If my career in financial services was to end tomorrow, one of the learnings I would take away is the importance and benefits of developing a basic understanding of your own finances. Working in the industry obviously has benefits – and don’t get me wrong, I can by no means claim to be a personal finance expert – but I’m grateful to have a better grasp than many others from the ‘millennial’ generation.
Finance is something that affects everyone in one way or another over a lifetime, whether it’s managing your monthly budget, saving up for a house or holiday, investing your money for the longer term, insuring yourself against accidents or illness, or saving for a pension. This got me thinking about gaps in the financial knowledge of other young professionals working outside of the financial services bubble, especially when it comes to everyone’s ‘favourite’ topic – pensions.
The Cambridge dictionary defines a pension as ‘a sum of money paid regularly by the government or a private company to a person who does not work anymore because they are too old.’ At this, many young people would simply switch off, regarding it as a collection of words that mean very little at this stage in their lives. In fact, when I asked around my young professional friends of similar ‘millennial’ age, most knew they should be saving into some form of pension, yet the number who have actually started was worryingly low. Some even admitted that they simply ‘don’t understand’ what a pension is or how it works.
And these attitudes are reflected in a recent NOW: Pensions study that revealed only half (35%) of working Brits are currently contributing towards a pension and a further one in ten (15%) still believe the state will fund their retirement.
The actual time we’ll spend in retirement was also significantly underestimated. The average employee in Britain only expects to live until the ripe old age of 81 and spend only 16 years in retirement, yet latest figures from the Office of National Statistics indicate the average British male currently retiring at 65 is expected to live for 22 years – reaching the average age of 87. There is, therefore, a clear discrepancy between how long we think our money will have to last – and how long it will actually have to. And this is only going to get worse as life expectancy continues to increase.

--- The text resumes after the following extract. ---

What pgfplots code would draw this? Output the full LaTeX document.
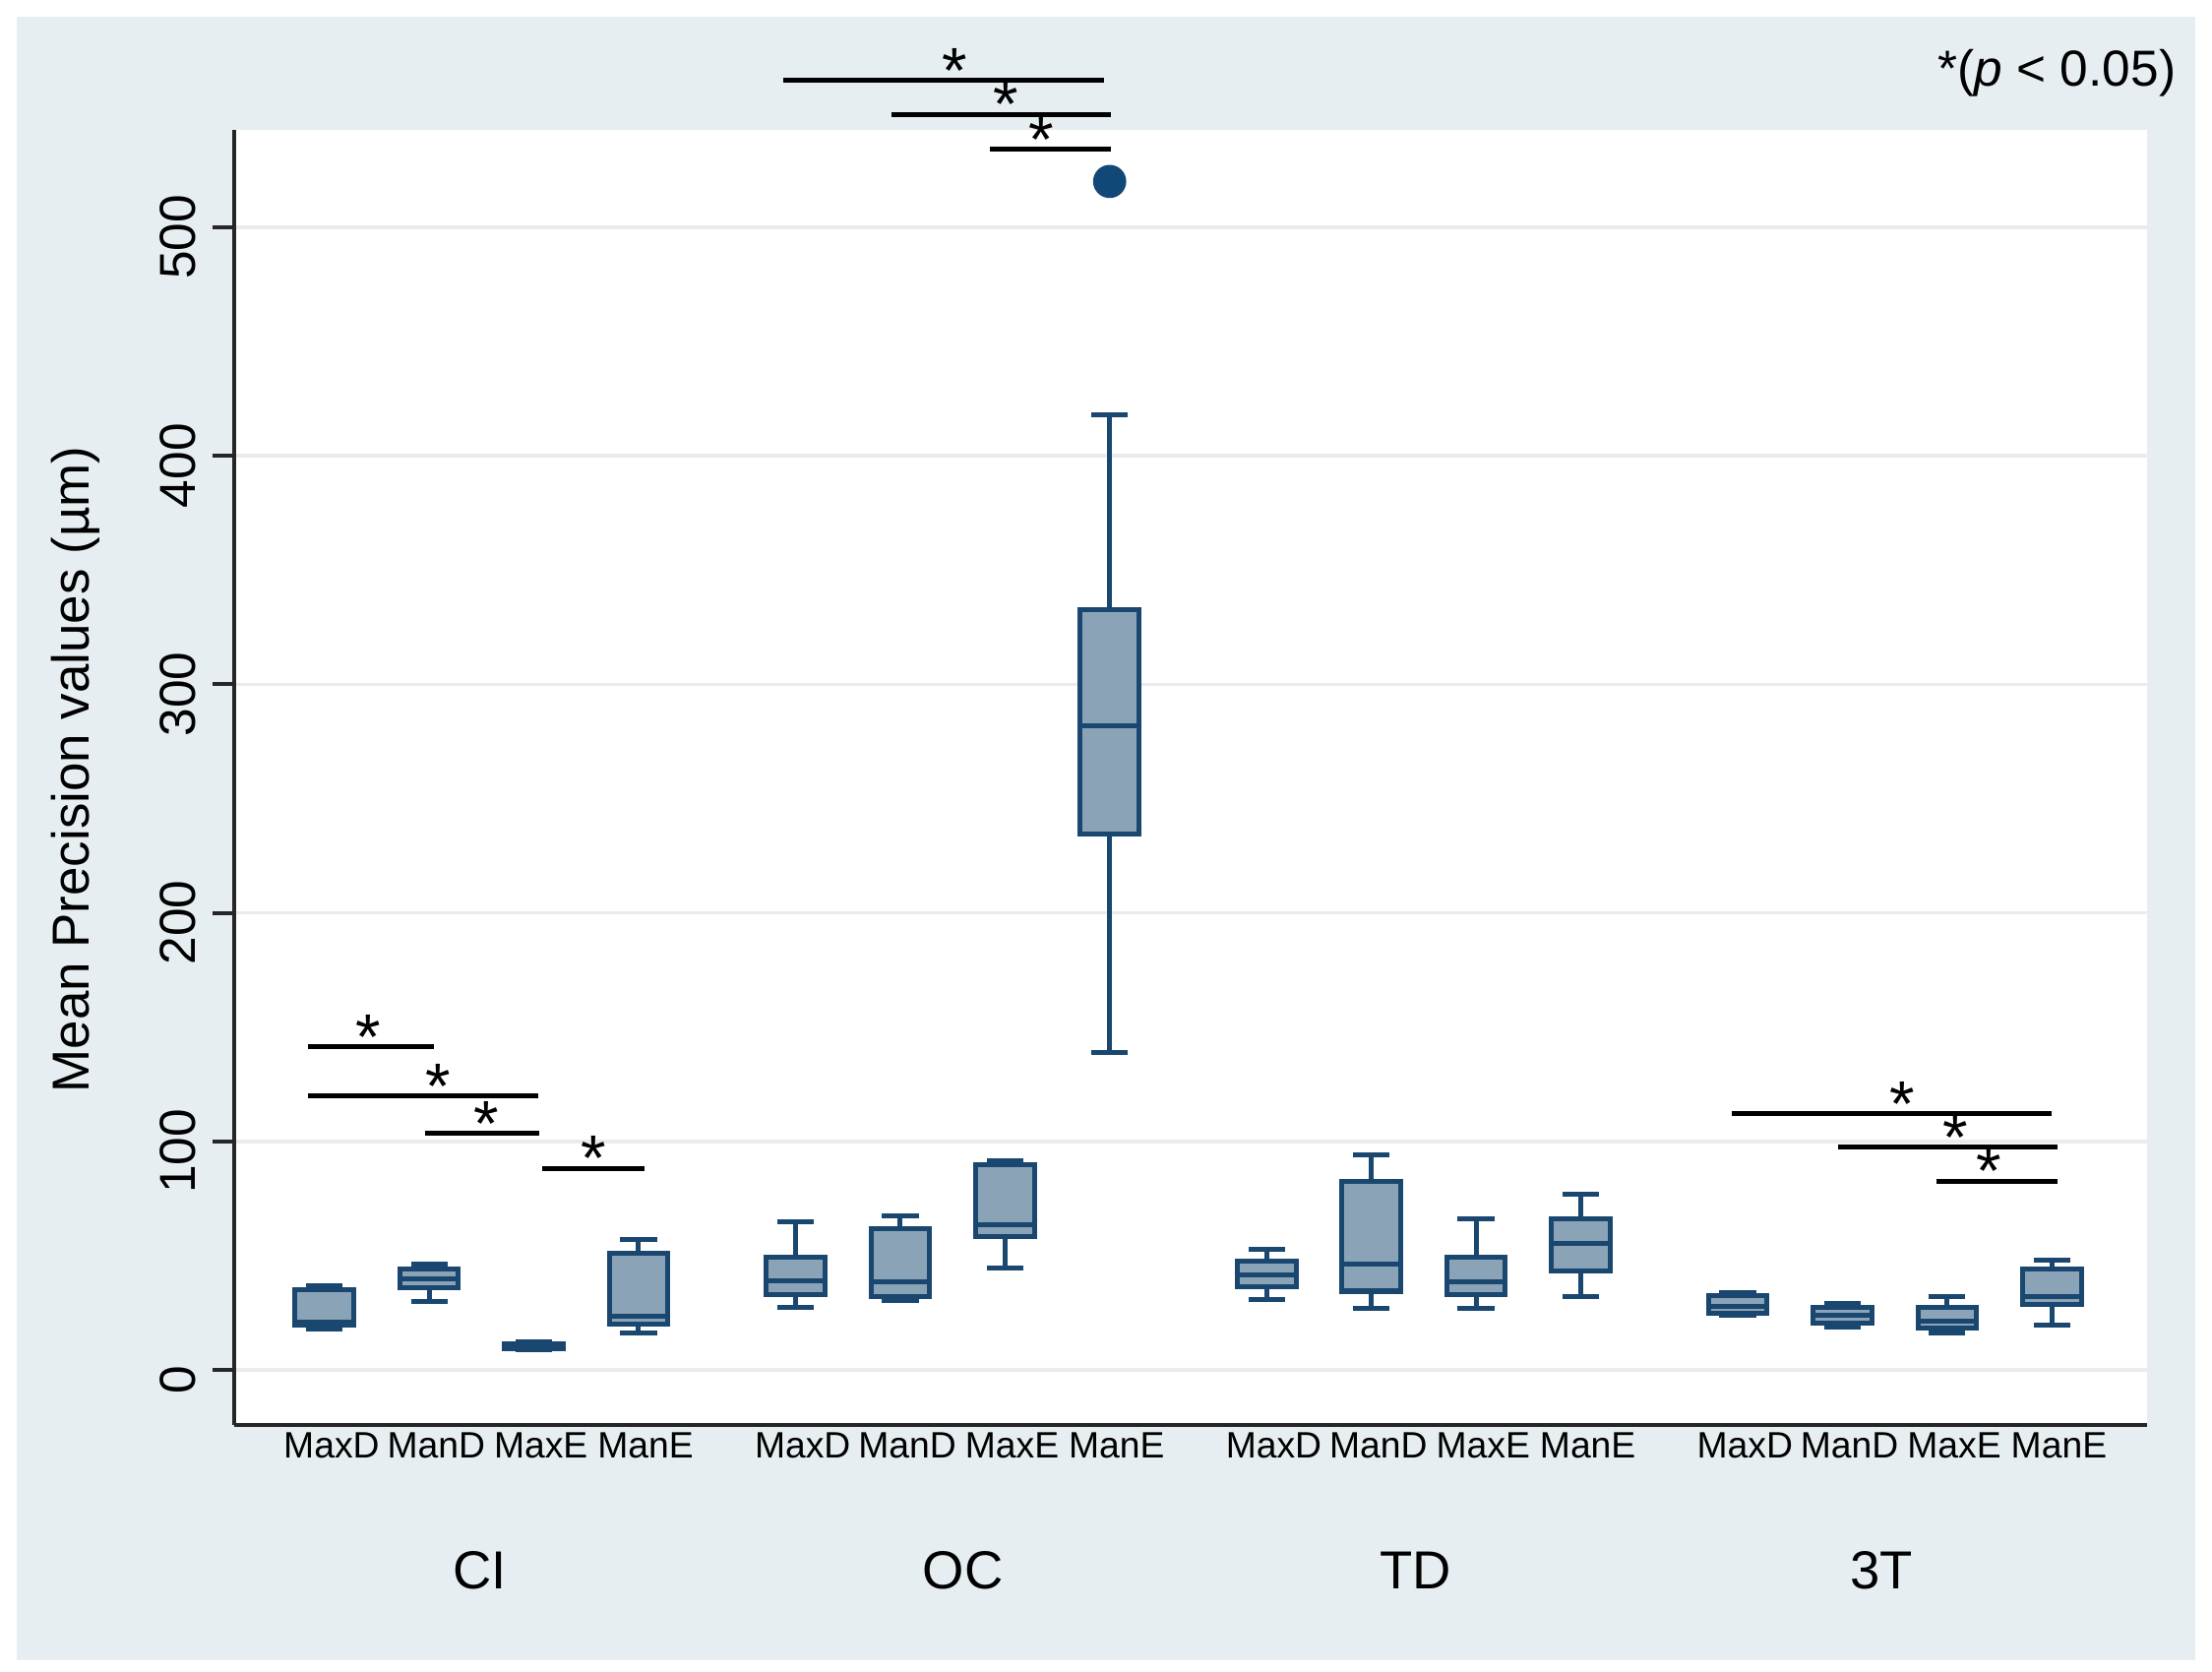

It all boils down to lack of understanding and engagement, coupled with inertia and the misconception that pensions aren’t something you need to worry about until you approach your retirement years. This obviously couldn’t be further from the truth, and the flat rate state pension simply won’t be enough. We all need to start planning for the future early-on, sparing a thought on just how much you need to start saving now in order to live a comfortable retirement.
I believe the heart of the problem lies with lack of understanding rather than lack of interest, and not just about pensions but all aspects of finance that are likely to affect each and every one of us throughout our lifetime, whether choosing a bank account, purchasing travel insurance, or knowing the difference between an ISA, a mortgage and a pension.
Basic financial education is the key. It equips everyone with the knowledge, skills and confidence to manage their money effectively, so it’s easy to see why many have argued personal finance education ought to start in school.
The good news is that, from September 2014, personal finance education is set to become compulsory in schools across England for the first time, long-campaigned for by PFEG (The Personal Finance Education Group). Personal finance is already taught in schools in Wales, Scotland and Northern Ireland, so it really is about time England saw the benefits as well.
This landmark move signifies a time for change. Until now it has been far too easy to bury our heads in the sand, putting ‘pensions’ and other aspects of personal finance into a box earmarked for ‘later’. But there are still generations of people currently in work who won’t benefit from this education. We need to become more engaged and change our mindsets when it comes to financial matters, looking on it as an essential part of life, rather than something that we switch off from altogether.